You consider yourself a life-long learner. What are some of the most valuable things you’ve learned so far?
It’s hard to point to one or two things cause there are so many things and so many ways of learning. The first thing that pops in my head are my kids, I think of my daughter in particular, who was living in Paris with me, and we moved there when she was thirteen. In the States, I was surrounded by these helicopter parents who were really sheltering of there kids, not wanting them to be exposed to certain things and all this stuff. For me, growing up in New York in the eighties — like the sense of being able to go wherever the fuck you want at a young age, walking to school by yourself, and all this stuff always felt like it was overprotective. Then I arrived in Paris and I am in a culture, suddenly, where that’s definitely the case there where they’re like, “What are you talking about? Let your kid go. Your kid should’ve been going to school by themselves for five years by now.” There is a whole different type of independence and interdependence that exist in families there. You find the kids to be mature and accepting in ways and the parents be more free and being less hypocritical.
I know I found it empowering to let go of it when I was there in terms of parenting method … and going, okay, this is actually a more global parenting method that’s less helicoptery, it’s full of love, but there is some leniency there that I don’t necessary see blossoming out of where we are right now in American culture.
I really appreciate listening to your interviews and learning that a lot of your views are aligned with mine because knowing that I am not the only one is a really really good feeling.
That was the whole purpose of what I started to do early on, was the realization that it would be impossible for me the only one who had these ideas and vice versa. I wanted my music and poetry to serve as a confirmation for any and everyone who heard it when they encountered it. That’s very much the goal of much of much my work is to reach into those corners. Where people may be able to tell you you’re not alone.
In reference to everything that you do, knowing that it’s a response to what is going on in the world and politics and things of that nature, do you feel like what you are doing will ever be enough?

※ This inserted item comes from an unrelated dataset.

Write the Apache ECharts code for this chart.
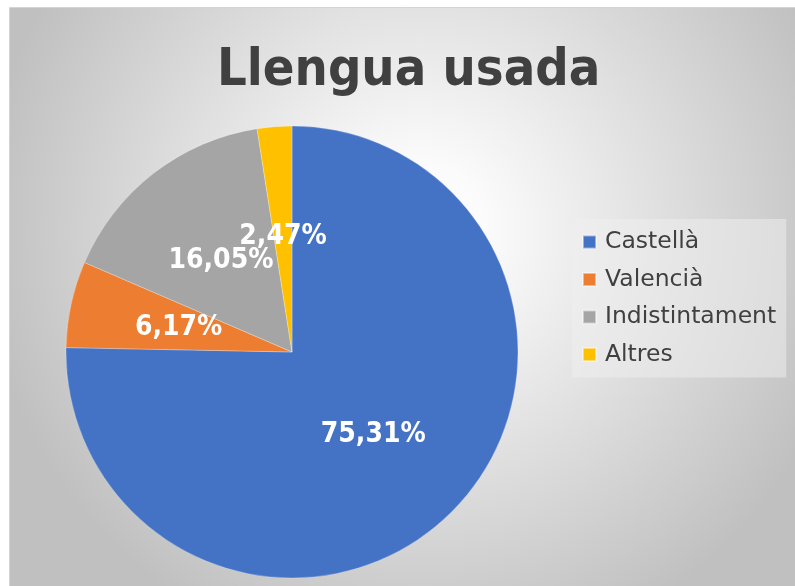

Enough. (laughing) Enough for what? Enough to create the social change that I imagine or enough to make everyone in humanity fall in love with life and nonviolent expression and love? Will it ever be enough? Well, I mean, we have to remember that it’s true that my work is geared towards humanity, but it’s not only that. My work is also geared towards my own growth process. In many and most cases, I am challenging myself beyond whatever obstacles or blind spots I may have or entertain. I am working for a richer and fuller self and in that sense I can’t say that I’m particularly hard on myself. So in that sense I would say yes, because all I’m doing is making a singular contribution and if everyone else plays their part, then we should have enough. I’m not trying to do more than what is … humanly possible or to achieve more than what is humanly possible, I am working at the best of my abilities and … often times asking or begging to have more work to do … because the creative world I felt I was built for wasn’t necessarily built for me. I’ve had to fight for you to be able to hear me. I’ve had to fight and deal with all sorts of people and instances where I have to be clever enough to say, “You should share this, you should put this out, you should pay for this, this should happen, people deserve this, people will like this.” It’s not so simple as what I’m saying, as if it’s not filled with moments of self-doubt and all these things. All those things are there. But anytime an encounter or connection, anytime that these ideas are able to travel, I think that something is achieved, because that also means things are reaching me in a sense and I know I have a lot more growing to do.
So an answer to your question, “Is it enough?” Will it ever be enough? To be most honest, I would never think of that on my own. Is it enough? But on a regular daily basis I do think of things like this. For example, I really think that Bernie Sanders is a dope and sincere candidate and at times I am like, “Am I saying enough from the platform that I have to reach anybody that is within my circumference? Am I saying enough?” Because I am prepared for the worst thing to happen. I’m prepared for that, you know. I actually prepared for the worst things to happen. I feel like I’ve experienced a great deal of that already in my life. It doesn’t frighten me, it would just make me throw my hands up and continue doing what I do. I was talking to someone yesterday, and they were like, “Well I guess all we can do is hope.” I was like, “Nah, hope is not enough. Hope is not enough. We got work to do.” Like I’m embarrassed actually when I find out that if Clinton gets elected it’s going to be because of votes from people of color. I become embarrassed by those facts when I consider the possibility of that and knowing the actual facts surrounding that legacy. I start to question how people can’t see through things and whether or identity politics are working against us. You know.
So it is true that on a small-scale, everyday basis I just think in terms of, “Am I doing enough today. Am I doing enough? Am I saying enough?” Because I can get really selfish with it in a sense of just, I’m like, “I’m not fucking with the internet.” I go through times where I’m like, “I should try be more present,” just to be able to entertain whatever questions about this fucking shit because actually this means something to me … the future of people I know. I care enough. ’Cause it’s easy to be like, “Well, I got mine. Whatever, I’m going to Haiti.” It’s easy to fall into that too. So sometimes I do question whether I’m doing enough on a given day but in terms of am I doing enough full out … eh … ah … eh … I don’t know but I ain’t going to sweat it. Like I said, I don’t even think in those terms.